Restate, exactly and without pictures, the lines from the start of the listing below through the line holding "0.270), (-2.506, 0.0256)]".

____________________

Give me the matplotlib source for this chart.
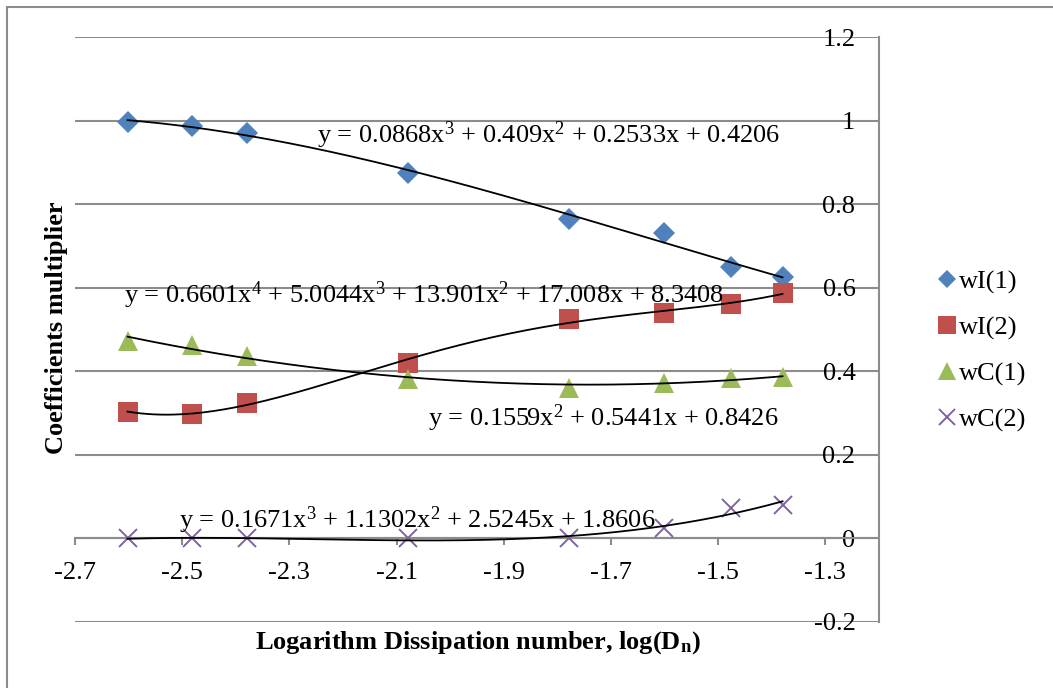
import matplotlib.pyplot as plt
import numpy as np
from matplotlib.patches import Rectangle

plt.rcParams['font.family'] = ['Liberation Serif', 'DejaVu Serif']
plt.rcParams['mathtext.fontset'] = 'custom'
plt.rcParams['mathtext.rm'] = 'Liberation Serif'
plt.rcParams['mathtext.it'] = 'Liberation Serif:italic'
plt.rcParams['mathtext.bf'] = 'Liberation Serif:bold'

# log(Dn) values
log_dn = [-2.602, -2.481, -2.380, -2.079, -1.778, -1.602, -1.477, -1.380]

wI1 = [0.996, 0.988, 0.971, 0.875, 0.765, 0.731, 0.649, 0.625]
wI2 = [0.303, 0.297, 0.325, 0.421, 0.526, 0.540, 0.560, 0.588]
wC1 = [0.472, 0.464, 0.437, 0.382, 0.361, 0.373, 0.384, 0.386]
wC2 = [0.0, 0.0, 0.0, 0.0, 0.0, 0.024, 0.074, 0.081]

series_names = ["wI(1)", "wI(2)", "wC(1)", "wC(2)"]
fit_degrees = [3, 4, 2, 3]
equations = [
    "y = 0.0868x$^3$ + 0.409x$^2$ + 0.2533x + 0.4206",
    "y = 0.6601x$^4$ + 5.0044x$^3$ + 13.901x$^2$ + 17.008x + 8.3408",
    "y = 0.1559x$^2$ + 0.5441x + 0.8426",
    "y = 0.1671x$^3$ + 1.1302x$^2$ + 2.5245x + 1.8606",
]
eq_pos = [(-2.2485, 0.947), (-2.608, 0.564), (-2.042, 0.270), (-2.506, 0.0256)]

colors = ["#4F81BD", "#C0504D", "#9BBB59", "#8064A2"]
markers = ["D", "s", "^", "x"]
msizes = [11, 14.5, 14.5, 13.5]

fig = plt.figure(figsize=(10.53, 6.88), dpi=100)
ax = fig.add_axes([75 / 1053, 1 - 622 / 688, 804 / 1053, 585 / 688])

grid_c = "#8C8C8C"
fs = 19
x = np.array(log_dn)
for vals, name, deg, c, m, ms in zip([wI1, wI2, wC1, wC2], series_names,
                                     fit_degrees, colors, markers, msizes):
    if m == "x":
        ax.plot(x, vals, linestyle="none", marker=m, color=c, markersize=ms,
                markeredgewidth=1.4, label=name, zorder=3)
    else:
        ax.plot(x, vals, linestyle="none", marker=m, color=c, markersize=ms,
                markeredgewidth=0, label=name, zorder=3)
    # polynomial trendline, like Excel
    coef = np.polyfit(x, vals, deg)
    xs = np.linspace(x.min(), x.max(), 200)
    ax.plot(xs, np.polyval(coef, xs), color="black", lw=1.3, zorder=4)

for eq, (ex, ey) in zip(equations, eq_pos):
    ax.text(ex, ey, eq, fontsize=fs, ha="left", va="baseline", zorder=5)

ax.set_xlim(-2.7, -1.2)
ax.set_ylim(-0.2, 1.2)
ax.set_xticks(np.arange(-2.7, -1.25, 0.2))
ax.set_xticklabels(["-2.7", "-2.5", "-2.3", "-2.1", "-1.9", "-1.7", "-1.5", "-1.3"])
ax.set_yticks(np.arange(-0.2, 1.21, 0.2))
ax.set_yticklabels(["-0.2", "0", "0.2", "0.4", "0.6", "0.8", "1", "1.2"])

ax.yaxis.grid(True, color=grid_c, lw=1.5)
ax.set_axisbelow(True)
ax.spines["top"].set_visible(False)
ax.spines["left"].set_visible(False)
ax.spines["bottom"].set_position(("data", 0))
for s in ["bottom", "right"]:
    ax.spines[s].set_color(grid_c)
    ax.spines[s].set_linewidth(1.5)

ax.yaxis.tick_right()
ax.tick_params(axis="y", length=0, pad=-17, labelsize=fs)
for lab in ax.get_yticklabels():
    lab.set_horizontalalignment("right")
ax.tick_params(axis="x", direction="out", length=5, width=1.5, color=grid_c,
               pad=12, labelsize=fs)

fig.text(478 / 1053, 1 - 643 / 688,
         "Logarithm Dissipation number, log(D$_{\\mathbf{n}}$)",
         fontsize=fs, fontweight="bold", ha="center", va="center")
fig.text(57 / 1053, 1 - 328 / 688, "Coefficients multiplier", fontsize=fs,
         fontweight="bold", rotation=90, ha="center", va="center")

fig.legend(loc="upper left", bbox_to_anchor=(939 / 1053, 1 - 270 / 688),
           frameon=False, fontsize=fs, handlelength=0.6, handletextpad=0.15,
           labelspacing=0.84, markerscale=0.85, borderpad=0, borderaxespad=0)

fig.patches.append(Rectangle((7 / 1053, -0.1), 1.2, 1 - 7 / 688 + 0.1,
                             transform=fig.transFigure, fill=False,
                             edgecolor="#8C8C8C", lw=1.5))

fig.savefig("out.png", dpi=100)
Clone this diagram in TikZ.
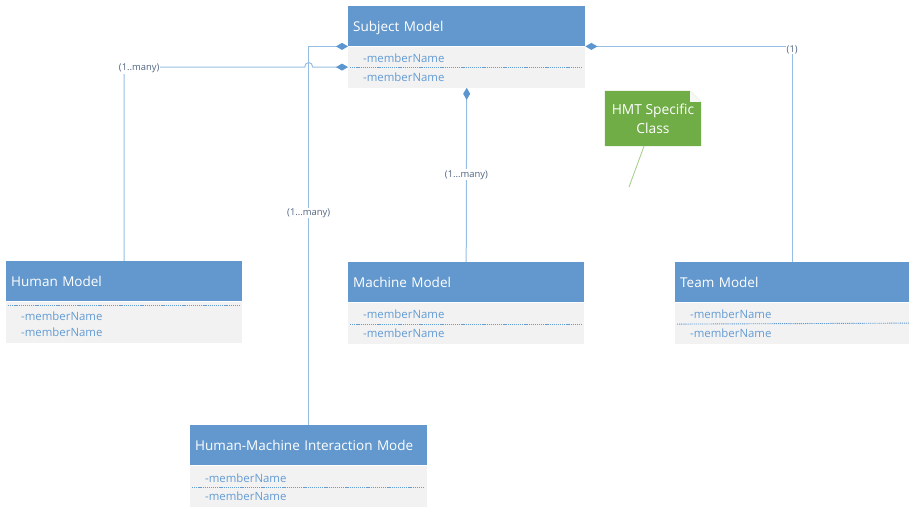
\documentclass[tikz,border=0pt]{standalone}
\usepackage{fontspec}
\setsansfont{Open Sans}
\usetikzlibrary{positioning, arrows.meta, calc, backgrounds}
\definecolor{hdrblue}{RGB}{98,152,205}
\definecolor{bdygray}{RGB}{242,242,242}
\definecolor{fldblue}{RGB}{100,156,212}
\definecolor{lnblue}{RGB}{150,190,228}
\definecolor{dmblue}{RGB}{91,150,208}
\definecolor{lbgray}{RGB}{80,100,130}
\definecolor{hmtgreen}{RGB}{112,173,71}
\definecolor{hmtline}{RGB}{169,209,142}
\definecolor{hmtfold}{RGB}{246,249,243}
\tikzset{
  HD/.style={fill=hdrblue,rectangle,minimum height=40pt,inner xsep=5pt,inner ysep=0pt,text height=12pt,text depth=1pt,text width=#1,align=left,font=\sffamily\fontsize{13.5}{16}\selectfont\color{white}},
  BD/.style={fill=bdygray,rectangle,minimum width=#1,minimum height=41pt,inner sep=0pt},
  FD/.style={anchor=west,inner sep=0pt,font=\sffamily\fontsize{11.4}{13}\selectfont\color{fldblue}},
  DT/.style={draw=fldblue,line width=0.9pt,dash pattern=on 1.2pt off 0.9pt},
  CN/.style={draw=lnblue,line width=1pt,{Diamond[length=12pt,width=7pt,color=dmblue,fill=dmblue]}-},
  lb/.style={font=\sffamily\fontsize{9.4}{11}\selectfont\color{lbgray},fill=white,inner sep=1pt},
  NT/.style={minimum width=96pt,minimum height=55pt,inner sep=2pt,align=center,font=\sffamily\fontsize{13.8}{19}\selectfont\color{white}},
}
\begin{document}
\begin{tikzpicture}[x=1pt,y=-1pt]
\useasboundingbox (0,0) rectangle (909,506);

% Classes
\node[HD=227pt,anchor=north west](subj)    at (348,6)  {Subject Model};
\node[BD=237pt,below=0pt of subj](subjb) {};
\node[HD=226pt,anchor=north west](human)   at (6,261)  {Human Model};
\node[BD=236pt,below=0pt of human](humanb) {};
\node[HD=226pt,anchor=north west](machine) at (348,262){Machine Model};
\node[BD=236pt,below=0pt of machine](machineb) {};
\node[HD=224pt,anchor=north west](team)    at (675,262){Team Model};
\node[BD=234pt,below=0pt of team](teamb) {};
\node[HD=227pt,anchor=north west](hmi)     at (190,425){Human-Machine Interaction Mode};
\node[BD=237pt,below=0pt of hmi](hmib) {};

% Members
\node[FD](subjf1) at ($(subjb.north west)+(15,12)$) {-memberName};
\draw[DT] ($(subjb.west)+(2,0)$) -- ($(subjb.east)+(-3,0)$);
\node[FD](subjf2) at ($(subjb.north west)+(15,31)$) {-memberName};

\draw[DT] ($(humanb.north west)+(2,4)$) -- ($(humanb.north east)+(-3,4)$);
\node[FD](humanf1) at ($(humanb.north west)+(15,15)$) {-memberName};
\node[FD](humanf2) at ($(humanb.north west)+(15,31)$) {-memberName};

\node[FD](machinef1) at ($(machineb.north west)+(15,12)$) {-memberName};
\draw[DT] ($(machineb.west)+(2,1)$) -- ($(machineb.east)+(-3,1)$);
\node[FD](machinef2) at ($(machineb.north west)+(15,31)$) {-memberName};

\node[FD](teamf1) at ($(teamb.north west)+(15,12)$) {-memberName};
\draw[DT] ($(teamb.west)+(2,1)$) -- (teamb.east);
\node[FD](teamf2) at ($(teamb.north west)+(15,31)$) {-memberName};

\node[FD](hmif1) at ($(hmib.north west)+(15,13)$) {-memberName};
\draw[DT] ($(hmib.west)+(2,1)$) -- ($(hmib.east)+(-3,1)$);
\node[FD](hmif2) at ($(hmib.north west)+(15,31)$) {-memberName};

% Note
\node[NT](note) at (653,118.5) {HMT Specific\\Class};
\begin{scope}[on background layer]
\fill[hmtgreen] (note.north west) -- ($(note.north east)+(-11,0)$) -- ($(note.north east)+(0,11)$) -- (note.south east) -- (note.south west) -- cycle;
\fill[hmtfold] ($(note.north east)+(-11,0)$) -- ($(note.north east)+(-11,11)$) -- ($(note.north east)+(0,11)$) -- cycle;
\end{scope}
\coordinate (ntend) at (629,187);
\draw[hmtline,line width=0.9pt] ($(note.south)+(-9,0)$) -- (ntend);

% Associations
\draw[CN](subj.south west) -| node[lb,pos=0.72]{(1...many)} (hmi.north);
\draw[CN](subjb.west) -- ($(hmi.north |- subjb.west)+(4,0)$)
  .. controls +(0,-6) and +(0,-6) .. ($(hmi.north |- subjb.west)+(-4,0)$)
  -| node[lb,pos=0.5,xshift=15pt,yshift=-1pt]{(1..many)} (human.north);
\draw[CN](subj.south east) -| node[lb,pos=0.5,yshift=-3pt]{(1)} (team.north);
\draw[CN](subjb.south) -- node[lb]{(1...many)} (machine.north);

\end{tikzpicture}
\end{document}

____________________

SOLUTION FOR THIS PROBLEM »
Give me the matplotlib source for this chart.
import matplotlib.pyplot as plt
import numpy as np
from matplotlib.patches import Rectangle

plt.rcParams['font.family'] = ['Liberation Serif', 'DejaVu Serif']
plt.rcParams['mathtext.fontset'] = 'custom'
plt.rcParams['mathtext.rm'] = 'Liberation Serif'
plt.rcParams['mathtext.it'] = 'Liberation Serif:italic'
plt.rcParams['mathtext.bf'] = 'Liberation Serif:bold'

# log(Dn) values
log_dn = [-2.602, -2.481, -2.380, -2.079, -1.778, -1.602, -1.477, -1.380]

wI1 = [0.996, 0.988, 0.971, 0.875, 0.765, 0.731, 0.649, 0.625]
wI2 = [0.303, 0.297, 0.325, 0.421, 0.526, 0.540, 0.560, 0.588]
wC1 = [0.472, 0.464, 0.437, 0.382, 0.361, 0.373, 0.384, 0.386]
wC2 = [0.0, 0.0, 0.0, 0.0, 0.0, 0.024, 0.074, 0.081]

series_names = ["wI(1)", "wI(2)", "wC(1)", "wC(2)"]
fit_degrees = [3, 4, 2, 3]
equations = [
    "y = 0.0868x$^3$ + 0.409x$^2$ + 0.2533x + 0.4206",
    "y = 0.6601x$^4$ + 5.0044x$^3$ + 13.901x$^2$ + 17.008x + 8.3408",
    "y = 0.1559x$^2$ + 0.5441x + 0.8426",
    "y = 0.1671x$^3$ + 1.1302x$^2$ + 2.5245x + 1.8606",
]
eq_pos = [(-2.2485, 0.947), (-2.608, 0.564), (-2.042, 0.270), (-2.506, 0.0256)]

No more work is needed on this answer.